Manto Saheb: Friends and Enemies and the Great Maverick is a series of ess­ays, 15 in all, from people who were familiar with Manto. The best essays are four: the opening one by Manto himself, one by Ali Sardar Jafri (whom, in a Private Eye aside, I should mention that I knew), by Ismat Chughtai, who probably knew Manto best and one by his daughter Nuzhat, who probably knew him least, being only seven when Manto died.

Some of the other essays are not easy reading. The longest one, 70 pages, by Upendranath Ashk, is particularly tiresome. It has some interesting details about Manto, but it is made tedious by constant self-reference. It is not objective—nor, to be fair, is it meant to be, given its title: Manto, My Enemy—and not of particularly high quality.
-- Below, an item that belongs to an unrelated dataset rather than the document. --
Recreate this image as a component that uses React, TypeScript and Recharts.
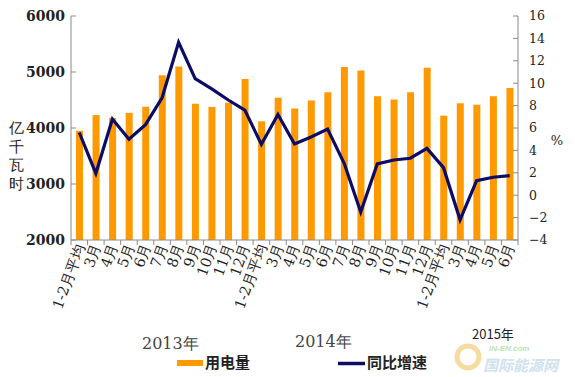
import React from 'react';
import { ComposedChart, Bar, Line, XAxis, YAxis } from 'recharts';

const monthLabels = [
  '1-2月平均', '3月', '4月', '5月', '6月', '7月', '8月', '9月', '10月', '11月', '12月',
  '1-2月平均', '3月', '4月', '5月', '6月', '7月', '8月', '9月', '10月', '11月', '12月',
  '1-2月平均', '3月', '4月', '5月', '6月',
];
const consumption = [
  3950, 4230, 4180, 4270, 4380, 4940, 5100, 4435, 4375, 4450, 4875,
  4120, 4540, 4350, 4490, 4640, 5090, 5025, 4565, 4510, 4637, 5077,
  4220, 4440, 4417, 4565, 4714,
];
const growth = [
  5.6, 1.95, 6.8, 5.0, 6.3, 8.7, 13.65, 10.4, 9.5, 8.5, 7.6,
  4.54, 7.2, 4.57, 5.2, 5.9, 2.85, -1.5, 2.79, 3.14, 3.3, 4.18,
  2.46, -2.2, 1.3, 1.6, 1.74,
];
const leftTicks = [2000, 3000, 4000, 5000, 6000];
const rightTicks = [-4, -2, 0, 2, 4, 6, 8, 10, 12, 14, 16];
const yearLabels = ['2013年', '2014年', '2015年'];
const seriesNames = ['用电量', '同比增速'];
const unitLeft = ['亿', '千', '瓦', '时'];

const data = monthLabels.map((m, i) => ({
  idx: i,
  label: m,
  value: consumption[i],
  rate: growth[i],
}));

const AXIS = '#8a8a8a';
const ORANGE = '#FF9900';
const NAVY = '#0c0c66';
const SERIF = '"DejaVu Serif", "Liberation Serif", serif';

const XTick = (props: any) => {
  const { x, y, payload, index } = props;
  const half = payload && payload.offset ? payload.offset : 8.28;
  const axisY = y - 7;
  const last = index === monthLabels.length - 1;
  return (
    <g>
      <line x1={x - half} x2={x - half} y1={axisY} y2={axisY + 5} stroke={AXIS} />
      {last && <line x1={x + half} x2={x + half} y1={axisY} y2={axisY + 5} stroke={AXIS} />}
      <text
        transform={`translate(${x + 1},${y - 3}) rotate(-70)`}
        textAnchor="end"
        dy="0.35em"
        fontSize={14.5}
        fontFamily={SERIF}
        fill="#222"
      >
        {monthLabels[payload.value]}
      </text>
    </g>
  );
};

const LeftTick = (props: any) => {
  const { x, y, payload } = props;
  const axisX = x + 9;
  return (
    <g>
      <line x1={axisX} x2={axisX + 5} y1={y} y2={y} stroke={AXIS} />
      <text x={x + 3} y={y} dy="0.35em" textAnchor="end" fontSize={14} fontWeight="bold" fontFamily={SERIF} fill="#222">
        {payload.value}
      </text>
    </g>
  );
};

const RightTick = (props: any) => {
  const { x, y, payload } = props;
  const axisX = x - 9;
  const v = payload.value;
  return (
    <g>
      <line x1={axisX} x2={axisX - 5} y1={y} y2={y} stroke={AXIS} />
      <text x={x + 2} y={y} dy="0.35em" textAnchor="start" fontSize={12.5} fontFamily={SERIF} fill="#222">
        {v < 0 ? '\u2212' + Math.abs(v) : v}
      </text>
    </g>
  );
};

export default function App() {
  return (
    <div style={{ position: 'absolute', left: 0, top: 0, width: 575, height: 377, background: '#fff' }}>
      <ComposedChart
        width={575}
        height={377}
        data={data}
        margin={{ top: 16, right: 0, bottom: 0, left: 0 }}
        barSize={7}
      >
        <XAxis
          dataKey="idx"
          type="category"
          height={137}
          interval={0}
          tick={<XTick />}
          tickLine={false}
          tickSize={5}
          tickMargin={2}
          axisLine={{ stroke: AXIS }}
        />
        <YAxis
          yAxisId="left"
          orientation="left"
          width={71}
          domain={[2000, 6000]}
          ticks={leftTicks}
          interval={0}
          tick={<LeftTick />}
          tickLine={false}
          tickSize={5}
          tickMargin={4}
          axisLine={{ stroke: AXIS }}
          allowDataOverflow
        />
        <YAxis
          yAxisId="right"
          orientation="right"
          width={57}
          domain={[-4, 16]}
          ticks={rightTicks}
          interval={0}
          tick={<RightTick />}
          tickLine={false}
          tickSize={5}
          tickMargin={4}
          axisLine={{ stroke: AXIS }}
          allowDataOverflow
        />
        <Bar yAxisId="left" dataKey="value" fill={ORANGE} isAnimationActive={false} />
        <Line
          yAxisId="right"
          dataKey="rate"
          type="linear"
          stroke={NAVY}
          strokeWidth={3.2}
          dot={false}
          strokeLinejoin="miter"
          isAnimationActive={false}
        />
      </ComposedChart>
      <svg width={575} height={377} style={{ position: 'absolute', left: 0, top: 0, pointerEvents: 'none' }}>
        {unitLeft.map((c, i) => (
          <text key={c} x={16} y={128 + i * 18.5} dy="0.35em" textAnchor="middle" fontSize={15} fontFamily={SERIF} fill="#222">
            {c}
          </text>
        ))}
        <text x={557} y={140} dy="0.35em" textAnchor="middle" fontSize={13} fontFamily={SERIF} fill="#222">%</text>
        <text x={142} y={343} dy="0.35em" fontSize={16} fontFamily={SERIF} fill="#444">{yearLabels[0]}</text>
        <text x={295} y={341} dy="0.35em" fontSize={16} fontFamily={SERIF} fill="#444">{yearLabels[1]}</text>
        <circle cx={468} cy={357} r={11} fill="none" stroke="#f6dca0" strokeWidth={5} />
        <text x={489} y={348} dy="0.35em" fontSize={8} fontStyle="italic" fontWeight="bold" fontFamily="Arial, sans-serif" fill="#bfe3b0">IN-EN.com</text>
        <text x={483} y={366} dy="0.35em" fontSize={15} fontStyle="italic" fontWeight="bold" fontFamily='"Noto Sans CJK SC", sans-serif' fill="#cfe2ef">国际能源网</text>
        <text x={472} y={334} dy="0.35em" fontSize={13} fontFamily='"Noto Sans CJK SC", sans-serif' fill="#222">{yearLabels[2]}</text>
        <rect x={177} y={360} width={26} height={6} fill={ORANGE} />
        <text x={205} y={363} dy="0.35em" fontSize={15} fontWeight="bold" fontFamily='"Noto Sans CJK SC", sans-serif' fill="#222">{seriesNames[0]}</text>
        <line x1={338} x2={365} y1={363.5} y2={363.5} stroke={NAVY} strokeWidth={3.5} />
        <text x={367} y={363} dy="0.35em" fontSize={15} fontWeight="bold" fontFamily='"Noto Sans CJK SC", sans-serif' fill="#222">{seriesNames[1]}</text>
      </svg>
    </div>
  );
}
Manto wasn’t that well educated, dropping out of AMU and failing, of all subjects, in Urdu. Yet, all his contemporaries, even Premchand, has lost relevance, except him.

The essay by Manto on himself is breezy and he probably wrote it in an hour or two. He writes in the first person but refers to ‘Manto’ in the third person. Called Manto’s Twin, the essay is disarming because the writer takes himself so lightly. He writes: “He is poorly educated, in the sense that he has never studied Marx; neither has he ever set eyes on any of Freud’s works; and he knows Hegel only by name.” He adds: “People should attain knowledge only through their experience.” Readers of Manto will know that this quality of his, to observe and record what he sees around him, is the standout feature of his writing.

Ali Sardar Jafri’s piece is a takedown of Manto from the perspective of a highly literate and ideological writer. It is a brilliant polemic. Sample this: “Manto could smash society to smithereens and scatter its remains far and wide. However, he could neither reconstruct it nor design a new costume to cover its nudity…. After 1940, he constructed his own yardstick for judging the success of his stories: the more controversy and uproar his stories generated, the more successful they were.” And also: “Manto, unlike Rajinder Singh Bedi, could not penetrate the hearts of his sad, dejected characters and provide evidence of the sincerity of the human heart.” But Jafri also says this: “From the perspective of art, Manto was unique and unparalleled. There was nobody like him. No other writer had the ability to create the impact that Manto could with the simplicity, dexterity and perspicacity of his language…he could flesh out a character in a couple of words.”

This is the best criticism of Manto I have ever read. Chughtai describes Manto as through a movie camera. She brings him and his movements to life: “He concea­led his troubles as if they were his failures”. Nuzhat Ars­had (Manto’s daughter) in her two-­­page piece opens with this devastating paragraph: “Abba pas­sed away in 1955. I was just seven at the time. My elder sister was nine and the youngest was five. It is self-evident that we were not old eno­ugh to be either influenced by our father or remember much about him. None of us were fond of reading or writing—something that became a source of satisfaction to my mother. Our mother’s opinion was unambiguous: It is better for people not to write.”